***** STORED ROWS

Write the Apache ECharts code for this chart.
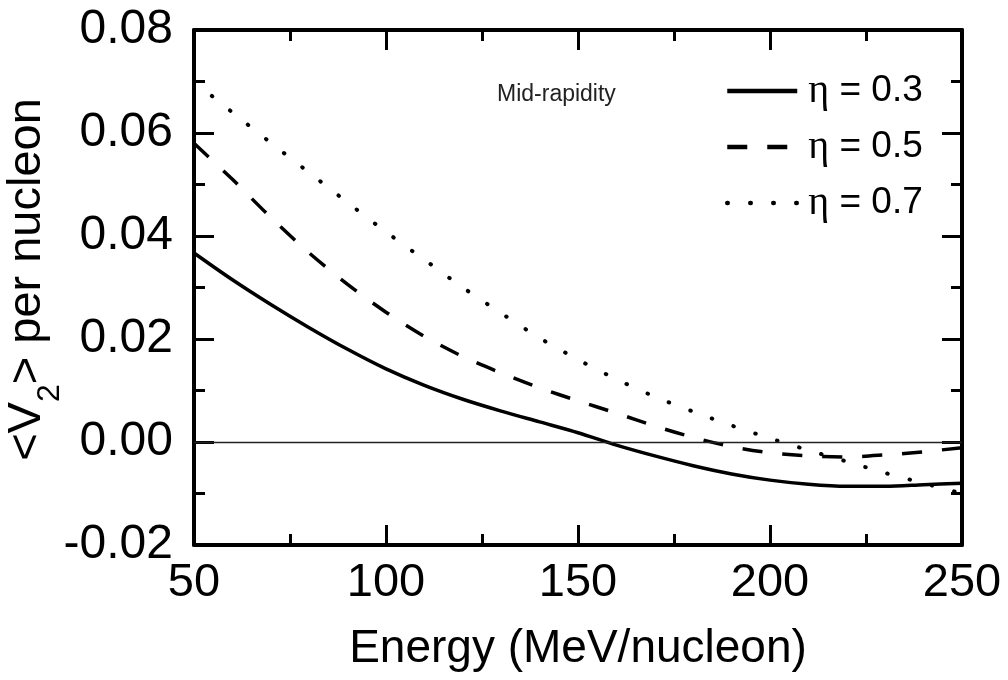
<!DOCTYPE html>
<html>
<head>
<meta charset="utf-8">
<script src="https://cdn.jsdelivr.net/npm/echarts@6/dist/echarts.min.js"></script>
<style>html,body{margin:0;padding:0;background:#fff}#c{width:1008px;height:680px}</style>
</head>
<body>
<div id="c"></div>
<script>
const energy = [50, 60, 70, 80, 90, 100, 110, 120, 130, 140, 150, 160, 170, 180, 190, 200, 210, 220, 230, 240, 250];
const eta03 = [0.0367, 0.0315, 0.0267, 0.0222, 0.0180, 0.0142, 0.0110, 0.0083, 0.0060, 0.0039, 0.0018, -0.0006, -0.0027, -0.0046, -0.0062, -0.0074, -0.0082, -0.0086, -0.0086, -0.0083, -0.0080];
const eta05 = [0.0580, 0.0510, 0.0436, 0.0367, 0.0306, 0.0252, 0.0205, 0.0166, 0.0134, 0.0105, 0.0080, 0.0056, 0.0031, 0.0009, -0.0009, -0.0021, -0.0027, -0.0029, -0.0025, -0.0019, -0.0011];
const eta07 = [0.0700, 0.0640, 0.0581, 0.0523, 0.0465, 0.0408, 0.0354, 0.0300, 0.0250, 0.0202, 0.0160, 0.0122, 0.0088, 0.0059, 0.0032, 0.0007, -0.0016, -0.0038, -0.0060, -0.0080, -0.0100];
const seriesNames = ['η = 0.3', 'η = 0.5', 'η = 0.7'];
const xTicks = [50, 100, 150, 200, 250];
const yTicks = [-0.02, 0.00, 0.02, 0.04, 0.06, 0.08];
const annotation = 'Mid-rapidity';
const xTitle = 'Energy (MeV/nucleon)';

const FONT = "'Liberation Sans', Arial, sans-serif";
const pair = ys => energy.map((x, i) => [x, ys[i]]);

function axisCommon(showLabel) {
  return {
    axisLine: { show: true, onZero: false, lineStyle: { color: '#000', width: 4 } },
    axisTick: { show: true, inside: true, length: 20, lineStyle: { color: '#000', width: 3 } },
    minorTick: { show: true, splitNumber: 2, length: 11, lineStyle: { color: '#000', width: 3 } },
    splitLine: { show: false },
    axisLabel: { show: showLabel, fontSize: 47, color: '#000', fontFamily: FONT }
  };
}

const chart = echarts.init(document.getElementById('c'), null, { renderer: 'canvas' });
const xMin = xTicks[0], xMax = xTicks[xTicks.length - 1], xInt = xTicks[1] - xTicks[0];
const yMin = yTicks[0], yMax = yTicks[yTicks.length - 1], yInt = 0.02;

chart.setOption({
  animation: false,
  backgroundColor: '#fff',
  grid: { left: 194, right: 46, top: 30, bottom: 135, containLabel: false, outerBoundsMode: 'none' },
  xAxis: [
    Object.assign(axisCommon(true), {
      type: 'value', position: 'bottom', min: xMin, max: xMax, interval: xInt,
      name: xTitle, nameLocation: 'middle', nameGap: 81, nameMoveOverlap: false,
      nameTextStyle: { fontSize: 46, color: '#000', fontFamily: FONT },
      axisLabel: { show: true, fontSize: 47, color: '#000', fontFamily: FONT, margin: 15 }
    }),
    Object.assign(axisCommon(false), {
      type: 'value', position: 'top', min: xMin, max: xMax, interval: xInt
    })
  ],
  yAxis: [
    Object.assign(axisCommon(true), {
      type: 'value', position: 'left', min: yMin, max: yMax, interval: yInt,
      axisLabel: { show: true, fontSize: 48, color: '#000', fontFamily: FONT, margin: 21,
        formatter: v => v.toFixed(2) },
      name: '{a|<V}{s|2}{a|> per nucleon}', nameLocation: 'middle', nameGap: 128,
      nameMoveOverlap: false,
      nameTextStyle: {
        color: '#000', fontFamily: FONT, fontSize: 47, padding: [0, 0, 0, 16],
        rich: {
          a: { fontSize: 47, lineHeight: 78, color: '#000', fontFamily: FONT },
          s: { fontSize: 32, lineHeight: 32, verticalAlign: 'bottom', color: '#000', fontFamily: FONT }
        }
      }
    }),
    Object.assign(axisCommon(false), {
      type: 'value', position: 'right', min: yMin, max: yMax, interval: yInt
    })
  ],
  legend: {
    orient: 'vertical', left: 720, top: 66,
    itemWidth: 70, itemHeight: 16, itemGap: 16,
    data: seriesNames,
    itemStyle: { color: 'rgba(0,0,0,0)', borderWidth: 0, opacity: 0 },
    lineStyle: { width: 4.5, color: '#000' },
    formatter: name => '{e|' + name.charAt(0) + '}{t|' + name.slice(1) + '}',
    textStyle: {
      color: '#000', fontFamily: FONT, fontSize: 37, padding: [0, 0, 0, 6],
      rich: {
        e: { fontFamily: "'Liberation Serif', 'DejaVu Serif', serif", fontSize: 40, color: '#000' },
        t: { fontFamily: FONT, fontSize: 37, color: '#000' }
      }
    }
  },
  graphic: [{
    type: 'text', left: 497, top: 83,
    style: { text: annotation, fontSize: 23, fontFamily: FONT, fill: '#222' }
  }],
  series: [
    {
      name: seriesNames[0], type: 'line', data: pair(eta03), smooth: 0.3,
      symbol: 'none', showSymbol: false,
      lineStyle: { color: '#000', width: 3.5, type: 'solid' },
      itemStyle: { color: '#000' },
      markLine: {
        silent: true, symbol: ['none', 'none'], label: { show: false },
        lineStyle: { color: '#222', width: 1.3, type: 'solid' },
        data: [{ yAxis: 0 }]
      }
    },
    {
      name: seriesNames[1], type: 'line', data: pair(eta05), smooth: 0.3,
      symbol: 'none', showSymbol: false,
      lineStyle: { color: '#000', width: 3.5, type: [20, 20] },
      itemStyle: { color: '#000' }
    },
    {
      name: seriesNames[2], type: 'line', data: pair(eta07), smooth: 0.3,
      symbol: 'none', showSymbol: false,
      lineStyle: { color: '#000', width: 4, type: [0.5, 22.5], cap: 'round' },
      itemStyle: { color: '#000' }
    }
  ]
});
</script>
</body>
</html>
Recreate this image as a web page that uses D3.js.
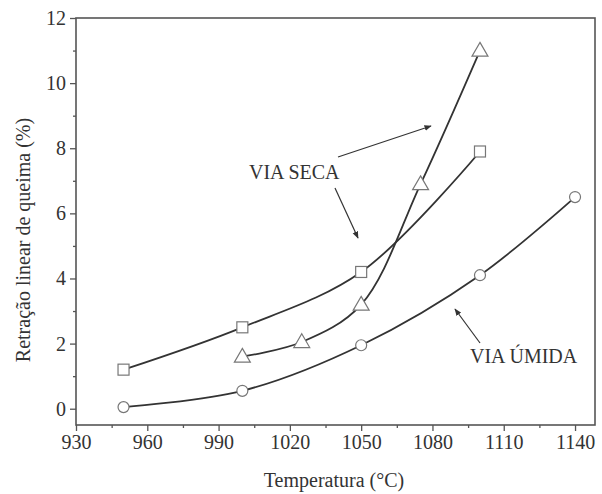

**********

* WORK TO BE COMPLETED: From the data above, pick out each line containing "this" and copy it.

* FINAL ANSWER:
Write the Apache ECharts code for this chart.
Recreate this image as a web page that uses D3.js.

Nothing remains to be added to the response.